MONDAY, DECEMBER 24 This week of death, bloody death, and even more bloody death kicks off with a 911 call, made today at 5:13 p.m. from a house in Carnation, Washington. As the Seattle Times reports, the 911 dispatcher who took the call heard "a lot of yelling in the background" before the line went dead; after two return calls to the home went directly to voice mail, the dispatcher sent deputies to investigate. Cops arrived at the isolated rural property and were confronted by a gate. "Gate is locked, unable to gain access," reported the deputies before leaving—a retreat made tragic by the impending revelation that six people were in the middle of being murdered in the house at the time of the 911 call. The victims spanned three generations of one family: 60-year-old Wayne Anderson and his 61-year-old wife, Judy; Wayne and Judy's 32-year-old son, Scott, and his 32-year-old wife, Erica; and Scott and Erica's 5-year-old daughter, Olivia, and 3-year-old son, Nathan, all of whose bodies will be found the day after tomorrow by a friend of the family. The alleged killers: Michele Anderson—the victims' 29-year-old daughter/sister/aunt—and her 29-year-old boyfriend, Joseph McEnroe, who'll spend the day after the day after tomorrow telling police the details of their Christmas Eve massacre. Long story short: After arming themselves with a 9 mm handgun and a .357-caliber Magnum, Anderson and McEnroe walked the 200 yards from their mobile home to the house of Michele's parents. Within 30 minutes, the young couple had murdered the old couple and dragged their corpses to a backyard shed. Soon after, brother Scott Anderson and his family arrived for a Christmas Eve visit—and were promptly and fatally gunned down as well. The murdering couple was reportedly planning to escape to Canada on Wednesday when they mysteriously stopped by the crime scene—which was now swarming with law enforcement—and were arrested on suspicion of homicide. On Thursday, the couple will be denied bail and made to stay in the King County Jail until Friday, when both Michele Anderson and Joseph McEnroe will be charged with six counts of aggravated first-degree murder.

TUESDAY, DECEMBER 25 In lighter news (only one person dies): The week continues with a freaky and ultimately fatal happening on I-5, which first made itself known, like yesterday's tragedy, through a 911 call. Actually, it was several 911 calls, all from travelers on I-5 through Federal Way, who reported seeing a man on the freeway who had stripped off his pants and was swinging his belt at passing cars. Washington State troopers arrived to find 28-year-old Aaron Larson pants-less and wielding his belt like a whip. After Larson failed to obey orders and attacked an officer, he was Tasered. When Tasing didn't work, he was shot dead. RIP Aaron Larson, whom follow-up reports will characterize as a depressed and under-pressure guy who one day just lost it. (Also: Merry Christmas.)

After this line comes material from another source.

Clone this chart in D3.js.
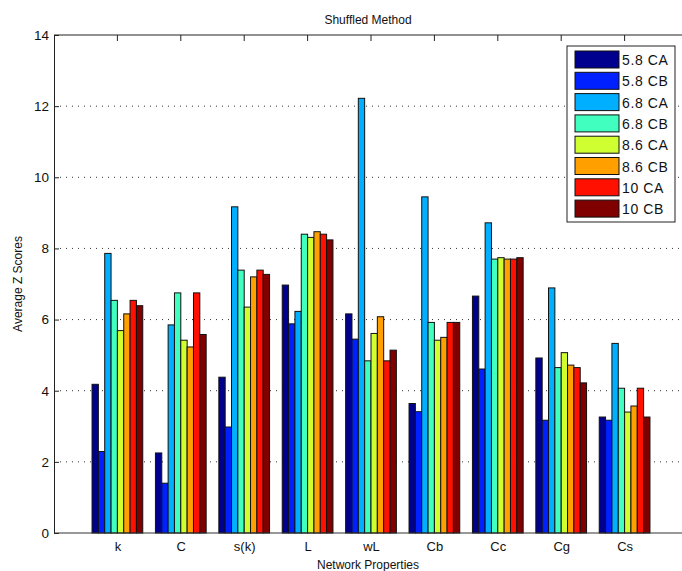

WEDNESDAY, DECEMBER 26 Last Days' week of endless blood continues in San Francisco, where today investigators cordoned off a portion of the San Francisco Zoo as a crime scene as they sought to determine how a Siberian tiger escaped its pen yesterday for a Christmas Day rampage that left one man dead and critically injured two others. Details come from the Associated Press, which identifies the dead man as Carlos Sousa Jr., a 17-year-old from San Jose. Also killed: the tiger that killed Sousa, a 350-pound Siberian named Tatiana, who was fatally shot by police. And while initial reports strained to suggest the attack was somehow provoked, the San Francisco Chronicle will tomorrow point the finger at the zoo, which allowed the installation of an insufficiently high wall around the moat separating the tigers from their would-be victims. Expect plummeting zoo attendance and gargantuan settlements.

THURSDAY, DECEMBER 27 When it rains, it pours: Last Days Kill Week continues with the assassination of Benazir Bhutto, the Pakistani opposition leader who was either fatally shot, killed by shrapnel, or fatally injured in a suicide blast as she left a campaign rally today. (The exact cause of death remained undetermined at press time.) Meanwhile in Seattle: This afternoon a woman parked her pickup truck in Belltown—on Fourth Avenue near Wall Street, to be precise—and fatally shot herself in the chest. As the Seattle Post-Intelligencer reports, the woman's body was spotted by a passerby who assumed she was passed out drunk. After firefighters broke the passenger-side window, they learned the gnarly truth. RIP, Benazir Bhutto and lonely Belltown suicide.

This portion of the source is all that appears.